Military brats, regardless of the category they slot into, flatter themselves by thinking that their lives were exotic and unique: a source of disguised bragging and country name dropping, evidence of their worldliness but ultimately the skewed idea of home will still follow them throughout their lives taunting them and forcing them to decide if they want a physical home or a military home and how they want to view themselves. It is the phenomenon called, “absence of identity.” In its advanced stages, we no longer know what nationality we are because the countries blend together and we were not necessarily born in the United States. Every small talk conversation has a three step plan: name, age, location. Without the third piece of the pie to answer specifically, we are two-thirds of a person; our incomplete identity is indicative of our situation. Every place that people go, they pick up a little something new to add to their diverse personality and soon it becomes difficult to peel back the layers of personas they have created and chew down to the core. Despite this incomplete notion of self, most people would not trade their experience for the entire sundae with a cherry on top.

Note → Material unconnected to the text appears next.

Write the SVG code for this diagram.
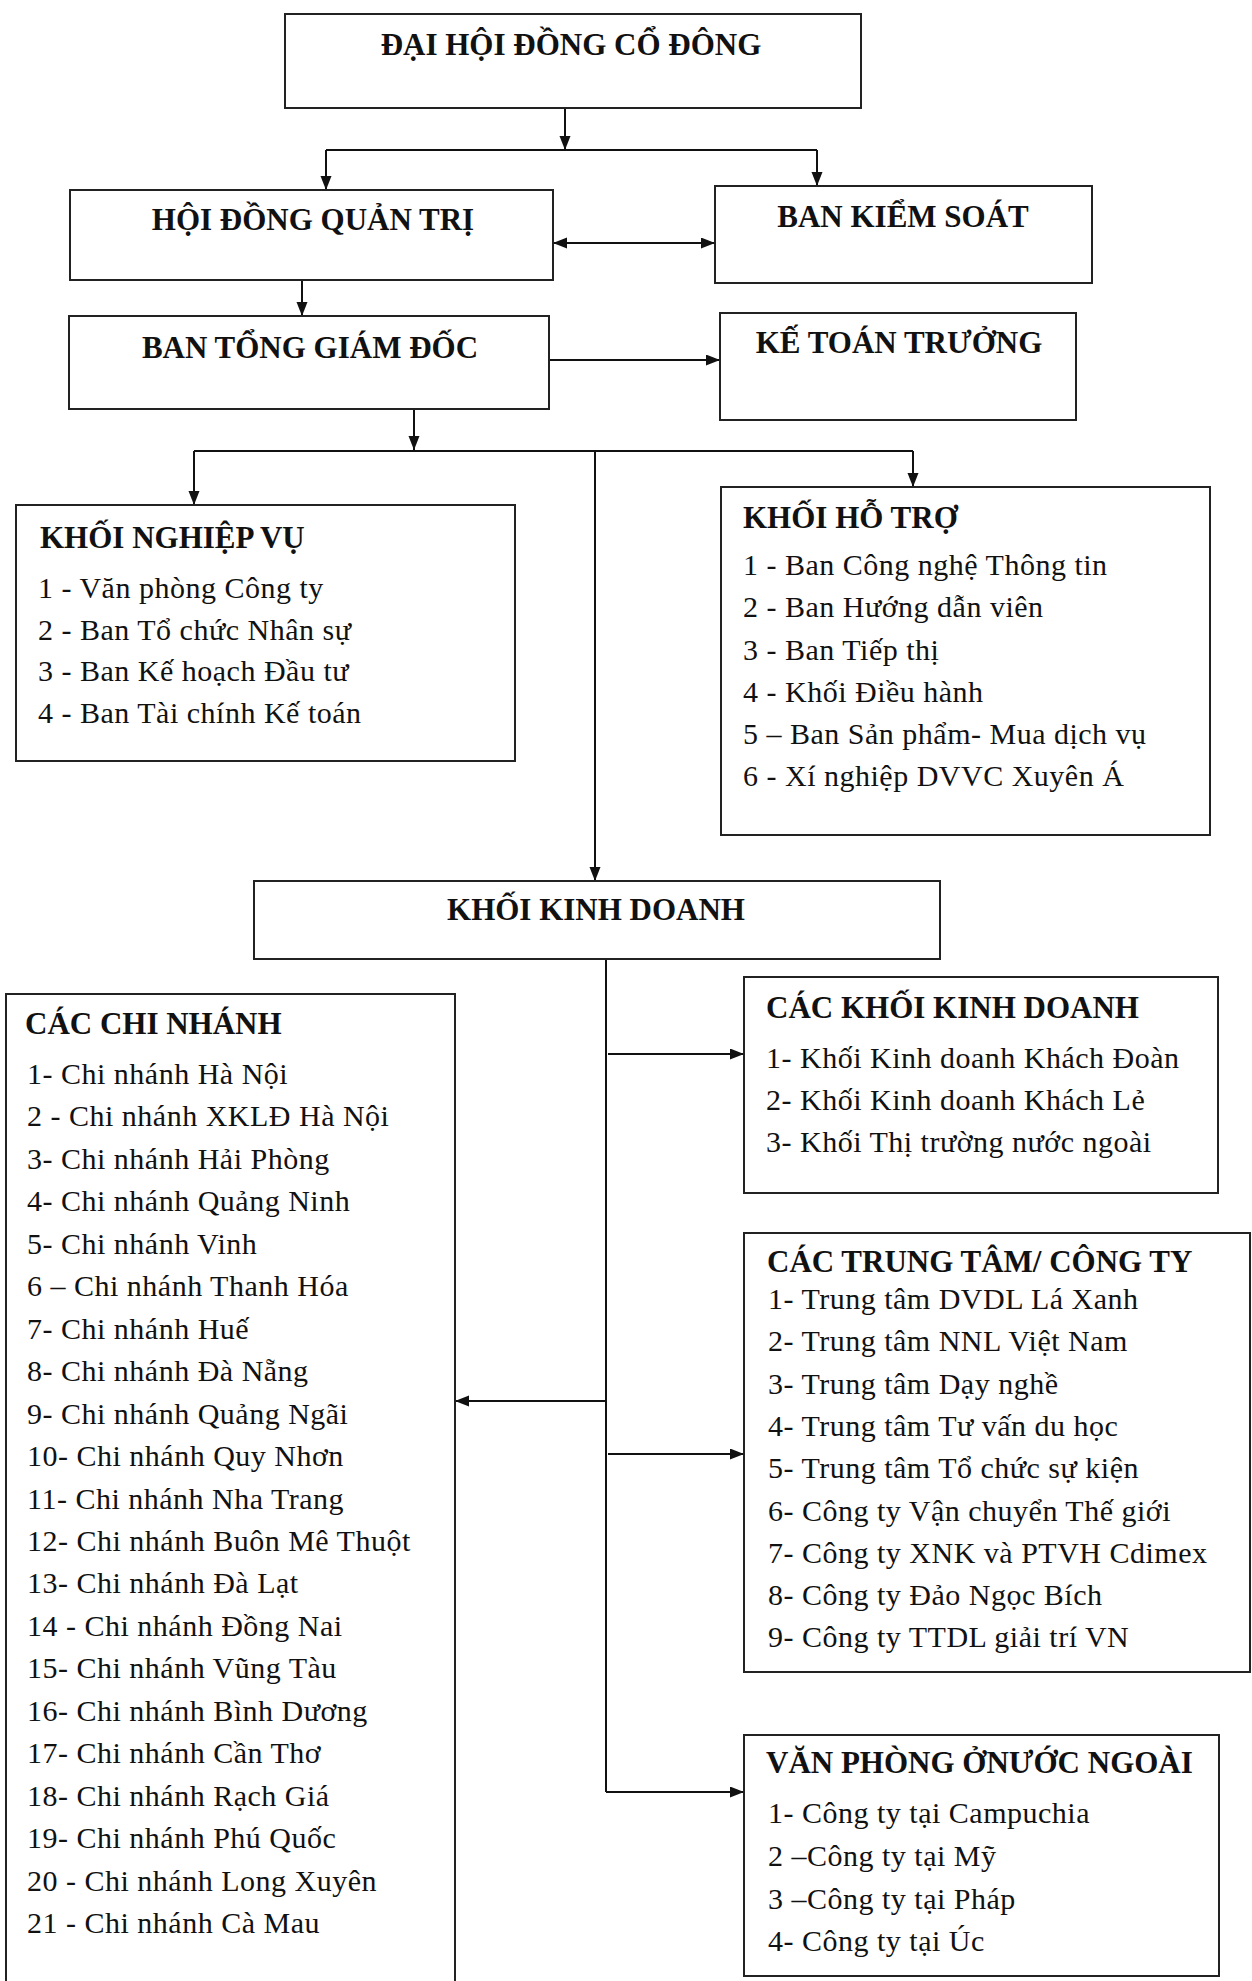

To recover that missing piece of our identities we have to realize that all of our previous homes have shaped who we are because and as Maya Angelou says, “I long, as does every human being, to be at home wherever I find myself.” Home is where you grow into who you are and who you become. To establish stability to chaotic lives, to help us identify our identities, to give us a place where we feel safe and comfortable—that is the power of a home. Without it, one eventually wakes up one day and realizes that the omniscient hand is not going to pick you up and plop you on the other side of the world; one is finally within reach of a physical home but feels ill at ease and realizes that a picket fence alone cannot make a house into a home.